## DIRECTIONS FOR THIS TASK:
Quote the listing below in full and exactly as written, but omit every picture.
....
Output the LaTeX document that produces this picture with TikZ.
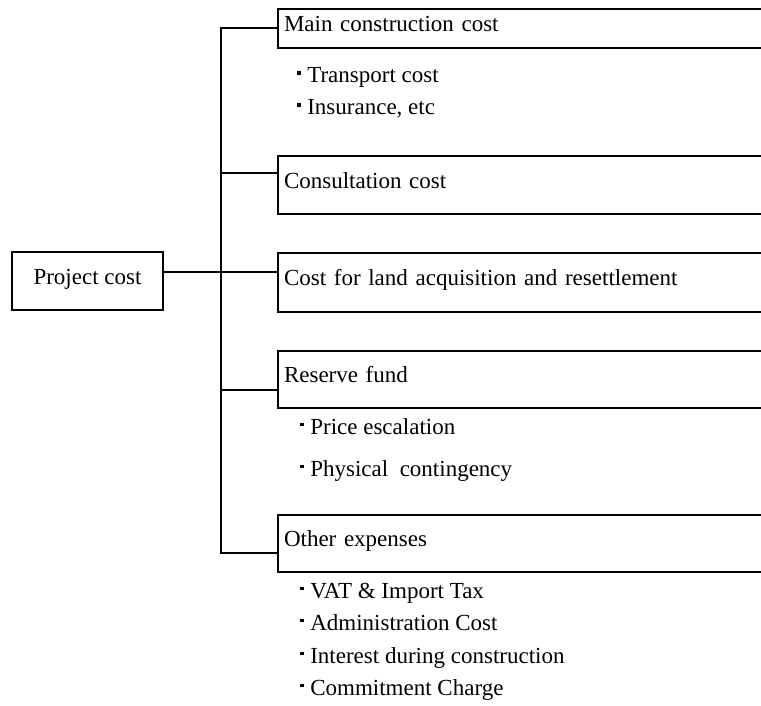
\documentclass[tikz,border=0pt]{standalone}
\usepackage{fontspec}
\setmainfont{Liberation Serif}
\tikzset{
  x=1pt, y=-1pt,
}
\tikzstyle{every node}=[font=\fontsize{23}{28}\selectfont]
\tikzstyle{link}=[line width=2.4pt,line cap=rect]
\tikzstyle{box}=[draw,line width=2pt,inner sep=0pt,text height=0.72em,text depth=0.06em]
\tikzstyle{group}=[box,anchor=north west,inner xsep=6pt,text width=560pt,align=left]
\tikzstyle{item}=[anchor=base west,inner sep=0pt]
\newcommand{\sqdot}{\rule[0.34em]{0.16em}{0.16em}\hspace{0.28em}}

\begin{document}
\begin{tikzpicture}
    \fill[white] (0,0) rectangle (761,706);
    \useasboundingbox (0,0) rectangle (761,706);
    \clip (0,0) rectangle (761,706);

    \node[box,minimum width=151,minimum height=58] (project) at (87.5,281) {Project cost};

    \node[group,minimum height=39] (main) at (277,8) {Main construction cost};
    \node[group,minimum height=58] (consult) at (277,155) {Consultation cost};
    \node[group,minimum height=59] (land) at (277,252) {Cost for land acquisition and resettlement};
    \node[group,minimum height=57] (reserve) at (277,350) {Reserve fund};
    \node[group,minimum height=57] (other) at (277,514) {Other expenses};

    \coordinate (top) at (221,28);
    \coordinate (bot) at (221,553);
    \draw[link] (top) -- (bot);
    \foreach \n/\y in {main/28,consult/173,land/272,reserve/390,other/553}
      \draw[link] (top |- 0,\y) -- (\n.west |- 0,\y);
    \draw[link] ([yshift=9pt]project.east) -- (top |- 0,272);

    \foreach \n/\x/\y/\t in {tr/297/83/{Transport cost},ins/297/115/{Insurance, etc},
      pe/300/434/{Price escalation},pc/300/476/{Physical\ \ contingency},
      vat/300/598/{VAT \& Import Tax},adm/300/630/{Administration Cost},
      idc/300/663/{Interest during construction},cc/300/695/{Commitment Charge}}
      \node[item] (\n) at (\x,\y) {\sqdot\t};
\end{tikzpicture}
\end{document}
....
## TASK SOLUTION:
Output the LaTeX document that produces this picture with TikZ.
\documentclass[tikz,border=0pt]{standalone}
\usepackage{fontspec}
\setmainfont{Liberation Serif}
\tikzset{
  x=1pt, y=-1pt,
}
\tikzstyle{every node}=[font=\fontsize{23}{28}\selectfont]
\tikzstyle{link}=[line width=2.4pt,line cap=rect]
\tikzstyle{box}=[draw,line width=2pt,inner sep=0pt,text height=0.72em,text depth=0.06em]
\tikzstyle{group}=[box,anchor=north west,inner xsep=6pt,text width=560pt,align=left]
\tikzstyle{item}=[anchor=base west,inner sep=0pt]
\newcommand{\sqdot}{\rule[0.34em]{0.16em}{0.16em}\hspace{0.28em}}

\begin{document}
\begin{tikzpicture}
    \fill[white] (0,0) rectangle (761,706);
    \useasboundingbox (0,0) rectangle (761,706);
    \clip (0,0) rectangle (761,706);

    \node[box,minimum width=151,minimum height=58] (project) at (87.5,281) {Project cost};

    \node[group,minimum height=39] (main) at (277,8) {Main construction cost};
    \node[group,minimum height=58] (consult) at (277,155) {Consultation cost};
    \node[group,minimum height=59] (land) at (277,252) {Cost for land acquisition and resettlement};
    \node[group,minimum height=57] (reserve) at (277,350) {Reserve fund};
    \node[group,minimum height=57] (other) at (277,514) {Other expenses};

    \coordinate (top) at (221,28);
    \coordinate (bot) at (221,553);
    \draw[link] (top) -- (bot);
    \foreach \n/\y in {main/28,consult/173,land/272,reserve/390,other/553}
      \draw[link] (top |- 0,\y) -- (\n.west |- 0,\y);
    \draw[link] ([yshift=9pt]project.east) -- (top |- 0,272);

    \foreach \n/\x/\y/\t in {tr/297/83/{Transport cost},ins/297/115/{Insurance, etc},
      pe/300/434/{Price escalation},pc/300/476/{Physical\ \ contingency},
      vat/300/598/{VAT \& Import Tax},adm/300/630/{Administration Cost},
      idc/300/663/{Interest during construction},cc/300/695/{Commitment Charge}}
      \node[item] (\n) at (\x,\y) {\sqdot\t};
\end{tikzpicture}
\end{document}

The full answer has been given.